Though terrorism topped the global charts in the October 2008 survey, this time round it has dropped a little in importance for Indians. India ranks number two with 16 per cent votes for its concern over terrorism, the number one spot taken over by Pakistan with 18 per cent votes. It is interesting to note that globally only 3 per cent of respondents are concerned about terrorism.

Vatsala Pant, Associate director, consumer research, The Nielsen Company

How it was done

Nielsen Global Consumer Confidence Index conducted by The Nielsen Company covers Internet users around the world every six months. The survey has been gaining traction since it was launched as an Asia-Pacific initiative about five years ago, before “going global” at the end of 2004. The latest survey, conducted from March 19 to April 2, 2009 polled 25,140 internet users in 50 markets from Europe, Asia-Pacific, North America and West Asia.

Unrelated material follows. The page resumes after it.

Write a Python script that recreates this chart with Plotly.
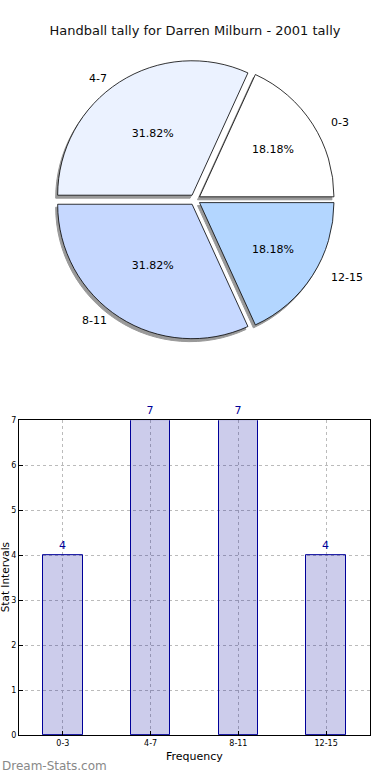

About 500 people were interviewed in each country. Three questions are used to calculate the consumer confidence index. They relate to job prospects in the next 12 months; the state of the respondent’s personal finances in the next 12 months; and, based on the cost of things and the respondent’s personal finances, whether or not it is a good time to buy things he wants and needs.

The scale of answers to all three questions are: Excellent, Good, Not so good and Bad. To calculate the index, each response was given values: Excellent (200), Good (133.3), Not so good (66.6) and Bad (0). Using these values, the average of the three questions was taken for each respondent. The index for each country was calculated by taking the index average for each respondent in that country. An index value of 100 corresponds to an average halfway between “Good” and “Not so good”.